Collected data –
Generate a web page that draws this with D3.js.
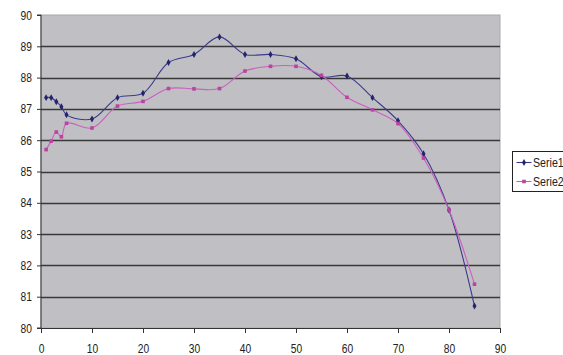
<!DOCTYPE html>
<html>
<head>
<meta charset="utf-8">
<script src="https://cdn.jsdelivr.net/npm/d3@7"></script>
<style>
  html, body { margin: 0; padding: 0; background: #fff; }
  svg { display: block; }
  text { font-family: "Liberation Sans Narrow", "Arial Narrow", "Liberation Sans", Arial, sans-serif; font-size: 12px; fill: #222; }
</style>
</head>
<body>
<svg id="chart" width="563" height="355"></svg>
<script>
// Measurement positions along the x axis
const xValues = [1, 2, 3, 4, 5, 10, 15, 20, 25, 30, 35, 40, 45, 50, 55, 60, 65, 70, 75, 80, 85];

// Series values
const serie1 = [87.36, 87.36, 87.23, 87.07, 86.81, 86.68, 87.36, 87.50, 88.48, 88.74, 89.30,
                88.74, 88.74, 88.60, 88.03, 88.05, 87.36, 86.62, 85.57, 83.77, 80.70];
const serie2 = [85.70, 85.97, 86.26, 86.11, 86.54, 86.39, 87.09, 87.24, 87.65, 87.64, 87.65,
                88.21, 88.36, 88.36, 88.07, 87.37, 86.97, 86.53, 85.43, 83.77, 81.40];

const seriesNames = ["Serie1", "Serie2"];
const xTicks = [0, 10, 20, 30, 40, 50, 60, 70, 80, 90];
const yTicks = [80, 81, 82, 83, 84, 85, 86, 87, 88, 89, 90];

// narrow lettering: glyphs are squeezed horizontally
const squeeze = 0.82;

const svg = d3.select("#chart");
const plot = { left: 41, right: 500, top: 15, bottom: 328 };

const x = d3.scaleLinear().domain([0, 90]).range([plot.left, plot.right]);
const y = d3.scaleLinear().domain([80, 90]).range([plot.bottom, plot.top]);

// Plot area background
svg.append("rect")
  .attr("x", plot.left).attr("y", plot.top)
  .attr("width", plot.right - plot.left).attr("height", plot.bottom - plot.top)
  .attr("fill", "#c0c0c4")
  .attr("stroke", "#a8a8a8").attr("stroke-width", 1);

// Horizontal gridlines
svg.append("g")
  .selectAll("line")
  .data(yTicks.filter(v => v > 80 && v < 90))
  .join("line")
  .attr("x1", plot.left).attr("x2", plot.right)
  .attr("y1", d => Math.round(y(d)) + 0.5).attr("y2", d => Math.round(y(d)) + 0.5)
  .attr("stroke", "#383838").attr("stroke-width", 1.3);

// Axes
const yAxis = svg.append("g")
  .attr("transform", `translate(${plot.left},0)`)
  .call(d3.axisLeft(y).tickValues(yTicks).tickSize(4).tickPadding(7).tickFormat(d3.format("d")));
const xAxis = svg.append("g")
  .attr("transform", `translate(0,${plot.bottom})`)
  .call(d3.axisBottom(x).tickValues(xTicks).tickSize(5).tickPadding(11).tickFormat(d3.format("d")));

[yAxis, xAxis].forEach(g => {
  g.select(".domain").attr("stroke", "#333");
  g.selectAll(".tick line").attr("stroke", "#333");
  g.selectAll(".tick text")
    .attr("fill", "#222")
    .attr("transform", `scale(${squeeze},1)`)
    .style("font-family", '"Liberation Sans Narrow", "Arial Narrow", "Liberation Sans", Arial, sans-serif')
    .style("font-size", "12.5px");
});
// the top of the y axis sits on the plot border
yAxis.select(".domain").attr("d", `M-4,${plot.top}H0V${plot.bottom}H-4`);

const data = [
  { name: seriesNames[0], values: serie1, line: "#3a3a8e", mark: "#23236e", shape: "diamond" },
  { name: seriesNames[1], values: serie2, line: "#cc5ec0", mark: "#b8449f", shape: "square" }
];

const line = d3.line()
  .x((d, i) => x(xValues[i]))
  .y(d => y(d))
  .curve(d3.curveCatmullRom.alpha(0.5));

const symbolFor = s => s === "diamond"
  ? d3.symbol().type(d3.symbolDiamond).size(14)
  : d3.symbol().type(d3.symbolSquare).size(13);

data.forEach(s => {
  svg.append("path")
    .datum(s.values)
    .attr("fill", "none")
    .attr("stroke", s.line)
    .attr("stroke-width", 1.1)
    .attr("d", line);
  svg.append("g")
    .selectAll("path")
    .data(s.values)
    .join("path")
    .attr("transform", (d, i) => `translate(${x(xValues[i])},${y(d)})`)
    .attr("d", symbolFor(s.shape)())
    .attr("fill", s.mark);
});

// Legend
const legend = svg.append("g").attr("transform", "translate(512.5,151.5)");
legend.append("rect")
  .attr("width", 70).attr("height", 40)
  .attr("fill", "#fff").attr("stroke", "#222").attr("stroke-width", 1);
data.forEach((s, i) => {
  const row = legend.append("g").attr("transform", `translate(0,${11 + i * 19})`);
  row.append("line").attr("x1", 4).attr("x2", 19).attr("y1", 0).attr("y2", 0)
    .attr("stroke", s.line).attr("stroke-width", 1.1);
  row.append("path").attr("transform", "translate(11.5,0)")
    .attr("d", symbolFor(s.shape)()).attr("fill", s.mark);
  row.append("text")
    .attr("transform", `translate(20.5,4.5) scale(${squeeze},1)`)
    .style("font-size", "13px")
    .text(s.name);
});
</script>
</body>
</html>
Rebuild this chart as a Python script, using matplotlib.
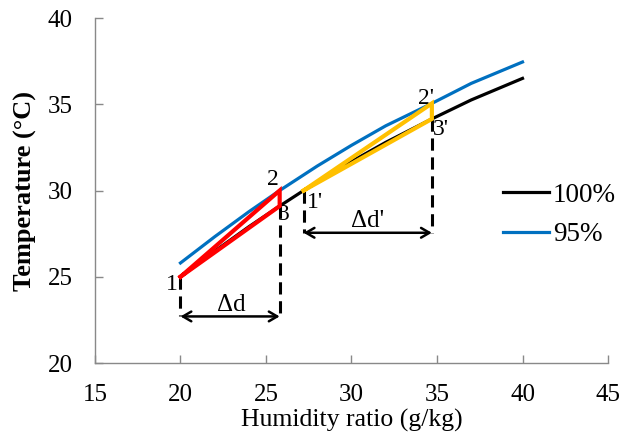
import matplotlib as mpl
mpl.use('Agg')
import matplotlib.pyplot as plt

# saturation lines
d_100 = [20, 22, 24, 25.8, 27.2, 30, 32, 34.7, 37, 40]
t_100 = [25.0, 26.48, 27.9, 29.1, 30.0, 31.68, 32.79, 34.15, 35.25, 36.5]
d_95 = [20, 22, 24, 25.8, 28, 30, 32, 34.7, 37, 40]
t_95 = [25.8, 27.32, 28.77, 30.0, 31.42, 32.62, 33.75, 35.05, 36.21, 37.45]

# process points
cycle_d = [20, 25.8, 25.8]        # 1, 2, 3
cycle_t = [25.0, 30.0, 29.1]
cycle2_d = [27.2, 34.7, 34.7]     # 1', 2', 3'
cycle2_t = [30.0, 35.05, 34.15]
arrow_t = [22.7, 27.55]           # height of the delta-d arrows

plt.rcParams['font.family'] = ['Liberation Serif', 'DejaVu Serif']

fig = plt.figure(figsize=(6.22, 4.32), dpi=100)
ax = fig.add_axes([0.1527, 0.1597, 0.8248, 0.7986])

ax.plot(d_100, t_100, color='black', lw=2.3, label='100%', zorder=3)
ax.plot(d_95, t_95, color='#0070C0', lw=2.3, label='95%', zorder=3)

# triangles
ax.plot(cycle_d + cycle_d[:1], cycle_t + cycle_t[:1], color='#FF0000', lw=3, zorder=4,
        solid_joinstyle='miter')
ax.plot(cycle2_d + cycle2_d[:1], cycle2_t + cycle2_t[:1], color='#FFC000', lw=3, zorder=4,
        solid_joinstyle='miter')

# dashed drop lines
dash = dict(color='black', lw=2.2, dashes=(4, 2.2), zorder=2)
ax.plot([cycle_d[0], cycle_d[0]], [cycle_t[0], arrow_t[0]], **dash)
ax.plot([cycle_d[2], cycle_d[2]], [cycle_t[2], arrow_t[0]], **dash)
ax.plot([cycle2_d[0], cycle2_d[0]], [cycle2_t[0], arrow_t[1]], **dash)
ax.plot([cycle2_d[2], cycle2_d[2]], [cycle2_t[2], arrow_t[1]], **dash)

arr = dict(arrowstyle='<->,head_length=0.6,head_width=0.35', lw=1.8, color='black',
           shrinkA=0, shrinkB=0)
ax.annotate('', xy=(cycle_d[0], arrow_t[0]), xytext=(cycle_d[2], arrow_t[0]), arrowprops=arr)
ax.annotate('', xy=(cycle2_d[0], arrow_t[1]), xytext=(cycle2_d[2], arrow_t[1]), arrowprops=arr)
ax.text(23.0, 23.0, 'Δd', fontsize=18, ha='center', va='baseline')
ax.text(30.96, 27.9, "Δd'", fontsize=18, ha='center', va='baseline')

# point labels
fs = 17
ax.text(19.85, 24.23, '1', fontsize=fs, ha='right', va='baseline')
ax.text(25.38, 30.3, '2', fontsize=fs, ha='center', va='baseline')
ax.text(25.7, 28.29, '3', fontsize=fs, ha='left', va='baseline')
ax.text(27.4, 29.0, "1'", fontsize=fs, ha='left', va='baseline')
ax.text(34.36, 35.0, "2'", fontsize=fs, ha='center', va='baseline')
ax.text(34.77, 33.2, "3'", fontsize=fs, ha='left', va='baseline')

ax.set_xlim(15, 45)
ax.set_ylim(20, 40)
ax.set_xticks([15, 20, 25, 30, 35, 40, 45])
ax.set_yticks([20, 25, 30, 35, 40])
for s in ['top', 'right']:
    ax.spines[s].set_visible(False)
for s in ['left', 'bottom']:
    ax.spines[s].set_color('#898989')
    ax.spines[s].set_linewidth(1.0)
ax.tick_params(direction='in', length=6, width=1.0, color='#898989', labelsize=18)
ax.tick_params(axis='y', pad=16)
ax.tick_params(axis='x', pad=15)

ax.set_xlabel('Humidity ratio (g/kg)', fontsize=18.5)
ax.xaxis.set_label_coords(0.5, -0.183)
ax.xaxis.label.set_verticalalignment('baseline')
ax.set_ylabel('Temperature (°C)', fontsize=19, fontweight='bold')
ax.yaxis.set_label_coords(-0.113, 0.5)

ax.legend(loc='center left', bbox_to_anchor=(0.795, 0.429), frameon=False, fontsize=19.5,
          handlelength=1.7, handletextpad=0.15, labelspacing=0.55, borderpad=0,
          borderaxespad=0)

plt.savefig('out.png', dpi=100)
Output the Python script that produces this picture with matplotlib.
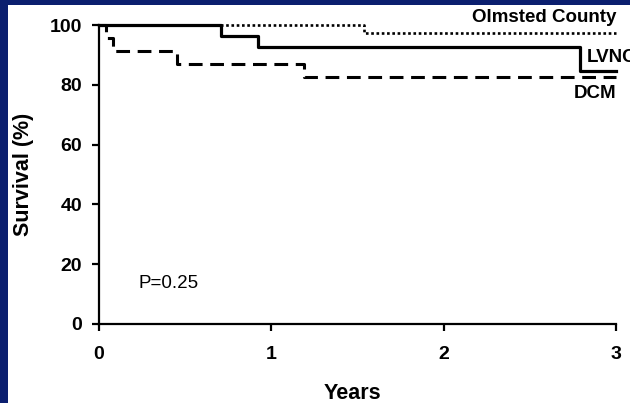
import matplotlib.pyplot as plt
from matplotlib.patches import Rectangle

plt.rcParams['font.family'] = ['Liberation Sans', 'DejaVu Sans']

# Kaplan-Meier style step data (years, survival %)
olmsted_t = [0, 1.54, 3.0]
olmsted_s = [100, 97.3, 97.3]
lvnc_t = [0, 0.71, 0.92, 2.79, 3.0]
lvnc_s = [100, 96.3, 92.6, 84.6, 84.6]
dcm_t = [0, 0.04, 0.08, 0.45, 1.19, 3.0]
dcm_s = [100, 95.7, 91.3, 87.0, 82.6, 82.6]

x_ticks = [0, 1, 2, 3]
y_ticks = [0, 20, 40, 60, 80, 100]

W, H = 630, 403
fig = plt.figure(figsize=(W / 100, H / 100), dpi=100, facecolor='#0b1f6f')
fig.patches.append(Rectangle((8 / W, 0), 1, (H - 5) / H, transform=fig.transFigure,
                             facecolor='white', edgecolor='none', zorder=-10))

ax = fig.add_axes([99 / W, (H - 324) / H, (616 - 99) / W, (324 - 25) / H])
ax.set_facecolor('none')

ax.step(dcm_t, dcm_s, where='post', color='black', lw=2.2, dashes=(4.5, 2.5), clip_on=False)
ax.step(olmsted_t, olmsted_s, where='post', color='black', lw=1.9, dashes=(1.0, 1.0), clip_on=False)
ax.step(lvnc_t, lvnc_s, where='post', color='black', lw=2.3, clip_on=False)

ax.set_xlim(0, 3)
ax.set_ylim(0, 100)
ax.set_xticks(x_ticks)
ax.set_yticks(y_ticks)
for s in ['top', 'right']:
    ax.spines[s].set_visible(False)
for s in ['left', 'bottom']:
    ax.spines[s].set_linewidth(1.6)
ax.tick_params(axis='both', direction='out', length=5, width=1.6, labelsize=14)
ax.tick_params(axis='y', pad=7)
ax.tick_params(axis='x', pad=11)
for lab in ax.get_xticklabels() + ax.get_yticklabels():
    lab.set_fontweight('bold')

ax.set_xlabel('Years', fontsize=15.5, fontweight='bold')
ax.xaxis.set_label_coords(0.49, -0.231)
ax.xaxis.label.set_va('center')
ax.set_ylabel('Survival (%)', fontsize=15.5, fontweight='bold')
ax.yaxis.set_label_coords(-0.147, 0.5)
ax.yaxis.label.set_va('center')

ax.text(616 / W, (H - 17) / H, 'Olmsted County', transform=fig.transFigure,
        ha='right', va='center', fontsize=13.5, fontweight='bold')
ax.text(587 / W, (H - 58) / H, 'LVNC', transform=fig.transFigure,
        ha='left', va='center', fontsize=13.5, fontweight='bold')
ax.text(616 / W, (H - 94) / H, 'DCM', transform=fig.transFigure,
        ha='right', va='center', fontsize=13.5, fontweight='bold')
ax.text(138 / W, (H - 283) / H, 'P=0.25', transform=fig.transFigure,
        ha='left', va='center', fontsize=13.5)

fig.savefig('out.png', dpi=100, facecolor=fig.get_facecolor())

Task directions – Starting at the first line of the material, output exactly the lines up to and including the one with "85.43, 83.77, 81.40];". Do not include the pictures.

Problem solution –
Generate a web page that draws this with D3.js.
<!DOCTYPE html>
<html>
<head>
<meta charset="utf-8">
<script src="https://cdn.jsdelivr.net/npm/d3@7"></script>
<style>
  html, body { margin: 0; padding: 0; background: #fff; }
  svg { display: block; }
  text { font-family: "Liberation Sans Narrow", "Arial Narrow", "Liberation Sans", Arial, sans-serif; font-size: 12px; fill: #222; }
</style>
</head>
<body>
<svg id="chart" width="563" height="355"></svg>
<script>
// Measurement positions along the x axis
const xValues = [1, 2, 3, 4, 5, 10, 15, 20, 25, 30, 35, 40, 45, 50, 55, 60, 65, 70, 75, 80, 85];

// Series values
const serie1 = [87.36, 87.36, 87.23, 87.07, 86.81, 86.68, 87.36, 87.50, 88.48, 88.74, 89.30,
                88.74, 88.74, 88.60, 88.03, 88.05, 87.36, 86.62, 85.57, 83.77, 80.70];
const serie2 = [85.70, 85.97, 86.26, 86.11, 86.54, 86.39, 87.09, 87.24, 87.65, 87.64, 87.65,
                88.21, 88.36, 88.36, 88.07, 87.37, 86.97, 86.53, 85.43, 83.77, 81.40];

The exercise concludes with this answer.